Description of the task
Copy the records that follow exactly as written, but not their pictures.

Data supplied
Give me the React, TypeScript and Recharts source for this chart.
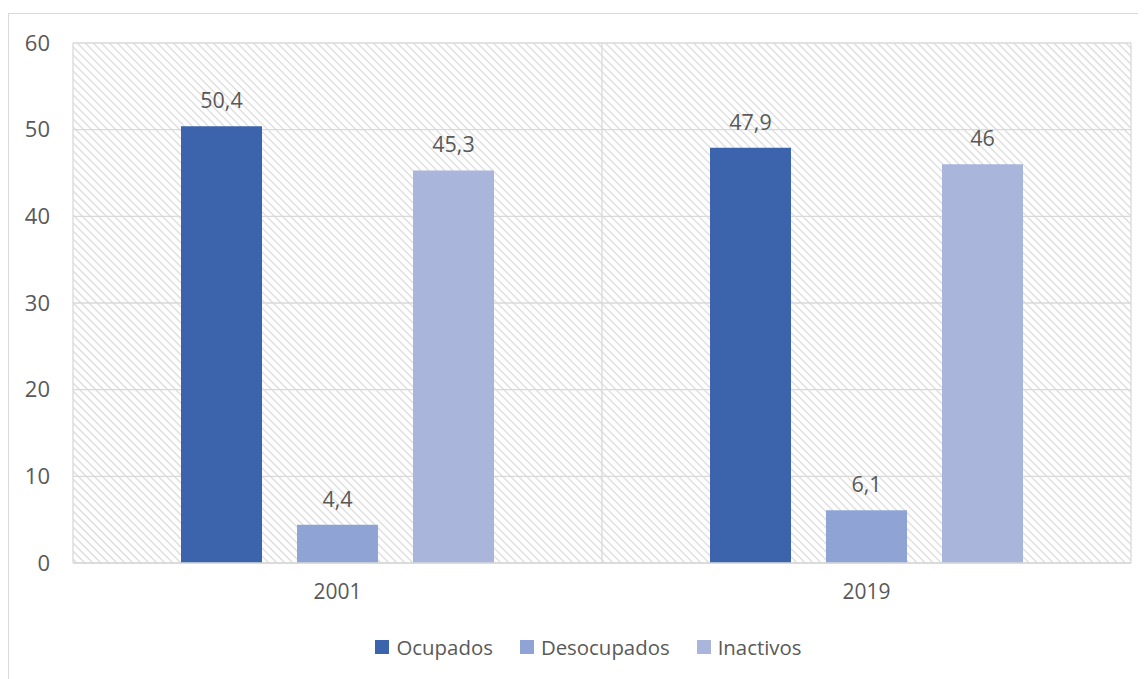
import React from 'react';
import { BarChart, Bar, XAxis, YAxis, CartesianGrid, Legend, LabelList } from 'recharts';

const years = ['2001', '2019'];
const ocupados = [50.4, 47.9];
const desocupados = [4.4, 6.1];
const inactivos = [45.3, 46];
const yTicks = [0, 10, 20, 30, 40, 50, 60];

const data = years.map((year, i) => ({
  year,
  ocupados: ocupados[i],
  desocupados: desocupados[i],
  inactivos: inactivos[i],
}));

const font = '"Open Sans", "Liberation Sans", sans-serif';
const textColor = '#595959';

const fmt = (v: unknown) => String(v).replace('.', ',');

const LegendContent = ({ payload }: any) => (
  <div style={{ display: 'flex', justifyContent: 'center', height: 26, alignItems: 'center', paddingLeft: 24 }}>
    {(payload || []).map((item: any, i: number, arr: any[]) => (
      <div key={item.value} style={{ display: 'flex', alignItems: 'center', marginRight: i < arr.length - 1 ? 27 : 0 }}>
        <span style={{ width: 14, height: 14, background: item.color, display: 'inline-block', marginRight: 7 }} />
        <span style={{ color: textColor, fontSize: 20.4, fontFamily: font }}>{item.value}</span>
      </div>
    ))}
  </div>
);

const App: React.FC = () => {
  return (
    <div
      style={{
        position: 'relative',
        width: 1138,
        height: 670,
        marginTop: 5,
        borderTop: '1px solid #D9D9D9',
        borderLeft: '1px solid #D9D9D9',
        boxSizing: 'border-box',
        fontFamily: font,
      }}
    >
      <BarChart
        width={1137}
        height={668}
        data={data}
        margin={{ top: 29, right: 15, left: 13, bottom: 53 }}
        barCategoryGap={108}
        barGap={35}
        style={{ position: 'absolute', left: 0, top: 0 }}
      >
        <defs>
          <pattern id="hatch" width="5.66" height="5.66" patternUnits="userSpaceOnUse" patternTransform="rotate(45)">
            <rect width="5.66" height="5.66" fill="#ffffff" />
            <line x1="0" y1="0.6" x2="5.66" y2="0.6" stroke="#D4D4D4" strokeWidth="1.1" />
          </pattern>
        </defs>
        <CartesianGrid
          fill="url(#hatch)"
          stroke="#D9D9D9"
          strokeWidth={1.3}
          verticalCoordinatesGenerator={({ offset }: any) => [
            offset.left,
            offset.left + offset.width / 2,
            offset.left + offset.width,
          ]}
        />
        <XAxis
          dataKey="year"
          axisLine={{ stroke: '#D9D9D9', strokeWidth: 1.3 }}
          tickLine={false}
          tick={{ fill: textColor, fontSize: 21, fontFamily: font }}
          tickMargin={15}
          height={40}
        />
        <YAxis
          domain={[0, 60]}
          ticks={yTicks}
          axisLine={false}
          tickLine={false}
          tick={{ fill: textColor, fontSize: 22, fontFamily: font }}
          tickMargin={17}
          width={51}
        />
        <Legend
          verticalAlign="bottom"
          itemSorter={null as any}
          content={<LegendContent />}
          wrapperStyle={{ bottom: 22, height: 26 }}
        />
        <Bar dataKey="ocupados" name="Ocupados" fill="#3B64AD" barSize={81} isAnimationActive={false}>
          <LabelList dataKey="ocupados" position="top" offset={18} formatter={fmt} fill={textColor} fontSize={21.5} fontFamily={font} />
        </Bar>
        <Bar dataKey="desocupados" name="Desocupados" fill="#8FA3D5" barSize={81} isAnimationActive={false}>
          <LabelList dataKey="desocupados" position="top" offset={18} formatter={fmt} fill={textColor} fontSize={21.5} fontFamily={font} />
        </Bar>
        <Bar dataKey="inactivos" name="Inactivos" fill="#A9B5DA" barSize={81} isAnimationActive={false}>
          <LabelList dataKey="inactivos" position="top" offset={18} formatter={fmt} fill={textColor} fontSize={21.5} fontFamily={font} />
        </Bar>
      </BarChart>
    </div>
  );
};

export default App;
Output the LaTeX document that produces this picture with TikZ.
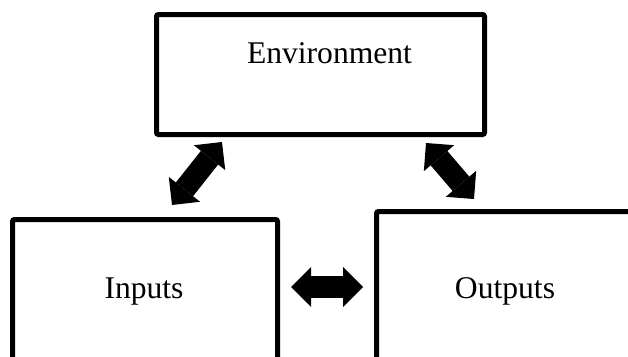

Expected answer
Give me the React, TypeScript and Recharts source for this chart.
import React from 'react';
import { BarChart, Bar, XAxis, YAxis, CartesianGrid, Legend, LabelList } from 'recharts';

const years = ['2001', '2019'];
const ocupados = [50.4, 47.9];
const desocupados = [4.4, 6.1];
const inactivos = [45.3, 46];
const yTicks = [0, 10, 20, 30, 40, 50, 60];

const data = years.map((year, i) => ({
  year,
  ocupados: ocupados[i],
  desocupados: desocupados[i],
  inactivos: inactivos[i],
}));

const font = '"Open Sans", "Liberation Sans", sans-serif';
const textColor = '#595959';

const fmt = (v: unknown) => String(v).replace('.', ',');

const LegendContent = ({ payload }: any) => (
  <div style={{ display: 'flex', justifyContent: 'center', height: 26, alignItems: 'center', paddingLeft: 24 }}>
    {(payload || []).map((item: any, i: number, arr: any[]) => (
      <div key={item.value} style={{ display: 'flex', alignItems: 'center', marginRight: i < arr.length - 1 ? 27 : 0 }}>
        <span style={{ width: 14, height: 14, background: item.color, display: 'inline-block', marginRight: 7 }} />
        <span style={{ color: textColor, fontSize: 20.4, fontFamily: font }}>{item.value}</span>
      </div>
    ))}
  </div>
);

const App: React.FC = () => {
  return (
    <div
      style={{
        position: 'relative',
        width: 1138,
        height: 670,
        marginTop: 5,
        borderTop: '1px solid #D9D9D9',
        borderLeft: '1px solid #D9D9D9',
        boxSizing: 'border-box',
        fontFamily: font,
      }}
    >
      <BarChart
        width={1137}
        height={668}
        data={data}
        margin={{ top: 29, right: 15, left: 13, bottom: 53 }}
        barCategoryGap={108}
        barGap={35}
        style={{ position: 'absolute', left: 0, top: 0 }}
      >
        <defs>
          <pattern id="hatch" width="5.66" height="5.66" patternUnits="userSpaceOnUse" patternTransform="rotate(45)">
            <rect width="5.66" height="5.66" fill="#ffffff" />
            <line x1="0" y1="0.6" x2="5.66" y2="0.6" stroke="#D4D4D4" strokeWidth="1.1" />
          </pattern>
        </defs>
        <CartesianGrid
          fill="url(#hatch)"
          stroke="#D9D9D9"
          strokeWidth={1.3}
          verticalCoordinatesGenerator={({ offset }: any) => [
            offset.left,
            offset.left + offset.width / 2,
            offset.left + offset.width,
          ]}
        />
        <XAxis
          dataKey="year"
          axisLine={{ stroke: '#D9D9D9', strokeWidth: 1.3 }}
          tickLine={false}
          tick={{ fill: textColor, fontSize: 21, fontFamily: font }}
          tickMargin={15}
          height={40}
        />
        <YAxis
          domain={[0, 60]}
          ticks={yTicks}
          axisLine={false}
          tickLine={false}
          tick={{ fill: textColor, fontSize: 22, fontFamily: font }}
          tickMargin={17}
          width={51}
        />
        <Legend
          verticalAlign="bottom"
          itemSorter={null as any}
          content={<LegendContent />}
          wrapperStyle={{ bottom: 22, height: 26 }}
        />
        <Bar dataKey="ocupados" name="Ocupados" fill="#3B64AD" barSize={81} isAnimationActive={false}>
          <LabelList dataKey="ocupados" position="top" offset={18} formatter={fmt} fill={textColor} fontSize={21.5} fontFamily={font} />
        </Bar>
        <Bar dataKey="desocupados" name="Desocupados" fill="#8FA3D5" barSize={81} isAnimationActive={false}>
          <LabelList dataKey="desocupados" position="top" offset={18} formatter={fmt} fill={textColor} fontSize={21.5} fontFamily={font} />
        </Bar>
        <Bar dataKey="inactivos" name="Inactivos" fill="#A9B5DA" barSize={81} isAnimationActive={false}>
          <LabelList dataKey="inactivos" position="top" offset={18} formatter={fmt} fill={textColor} fontSize={21.5} fontFamily={font} />
        </Bar>
      </BarChart>
    </div>
  );
};

export default App;
Output the LaTeX document that produces this picture with TikZ.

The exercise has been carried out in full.